Tour de passe-passe législatif

En effet, si le Parlement a voté pour la levée de l’état d’urgence, il a dans le même temps “voté une autre loi qui permettra au gouvernement de reprendre les pleins pouvoirs sans l’autorisation du Parlement en cas de nouvelle crise sanitaire” [RFI]. “Grâce au deuxième projet de loi adopté en même temps, le gouvernement pourra à l’avenir déclarer un ‘état d’urgence sanitaire’, écarter le Parlement et statuer par décret aussi longtemps qu’il le souhaite” , poursuit la BBC. Politico précise par ailleurs que si le Parlement a demandé la fin de l’état d’urgence, “la décision de renoncer à la capacité de gouverner par décret reste à la discrétion du gouvernement d’Orbán” . De quoi faire craindre aux observateurs de la politique intérieure hongroise que cette extension de pouvoirs ne rentre dans le droit commun.

La loi visant à lever l’état d’urgence déclenché par la crise du coronavirus a été considérée par certains comme une confirmation des nouveaux pouvoirs donnés au Premier ministre Viktor Orbán” , qui créerait ainsi “une base juridique pour l’utilisation de nouveaux pouvoirs gouvernementaux extraordinaires et illimités” relève le New-York Times en s’appuyant sur une étude de l’Institut Karoly Eotvos, un organisme de surveillance de la démocratie à Budapest.

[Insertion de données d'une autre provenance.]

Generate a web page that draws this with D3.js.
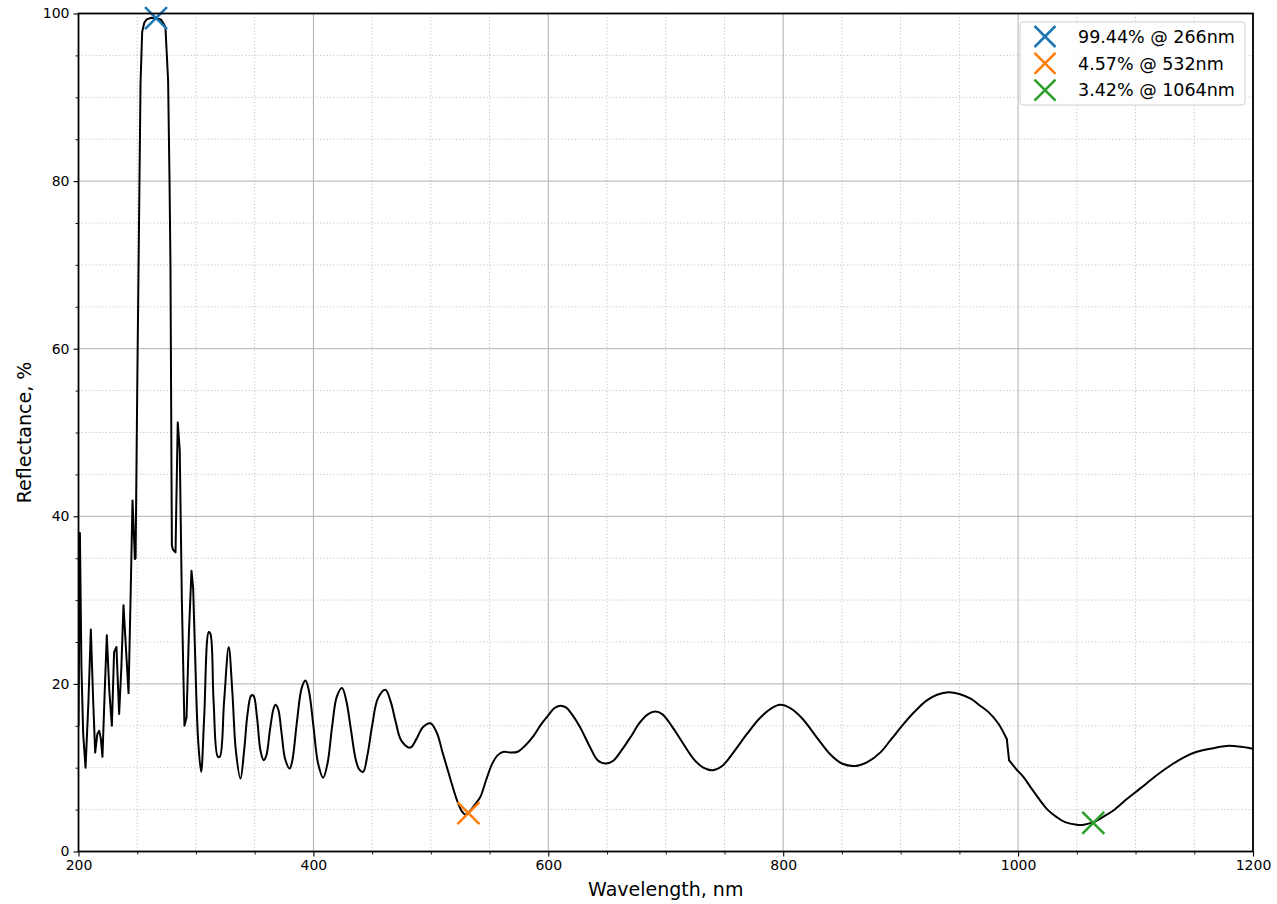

Critiques des ONG hongroises

Ce tour de passe-passe législatif alarme également plusieurs ONG locales. L’antenne hongroise du Comité Helsinki, comité de surveillance et de défense des droits de l’homme, ainsi que l’Union hongroise des libertés civiles et la branche hongroise d’Amnesty International, dénoncent la nouvelle loi qui permettra au gouvernement “de statuer à nouveau par décret pour une durée indéterminée, cette fois sans même les garanties constitutionnelles minimales” . Ces organismes fustigent le vote du Parlement considéré comme une “illusion d’optique” permettant au gouvernement de “[conserver] des pouvoirs plus importants qu’avant la crise” [Euronews].

Márta Pardavi, la co-présidente de l’antenne hongroise du Comité Helsinki, a ainsi déclaré à Politico que “le gouvernement avait déjà utilisé ses pouvoirs de réglementation par décret pour adopter plus de 120 mesures d’urgence, ‘dont un certain nombre n’avaient rien à voir avec les mesures de protection liées au Covid’ ” .

Du côté des institutions européennes, la situation hongroise suscite une inquiétude semblable, mais exprimée plus prudemment. Le 12 avril, la présidente de la Commission européenne Ursula von der Leyen avait “promis à la Hongrie des poursuites judiciaires concernant l’état d’urgence, ‘si les restrictions [allaient] au-delà de ce qui est autorisé’ ” , rappelle La Croix. Face à ces changements législatifs, Věra Jourová, la commissaire européenne en charge des Valeurs et de la Transparence, a pour sa part prévenu qu’elle resterait vigilante, rapporte Politico : “Ce sera l’heure de vérité, [pour] savoir si la situation, l’ordre juridique et l’équilibre des pouvoirs en Hongrie reviendront à la normale … ou s’il y aura des restes du régime d’urgence, que nous considérerons comme un problème du point de vue du droit communautaire.”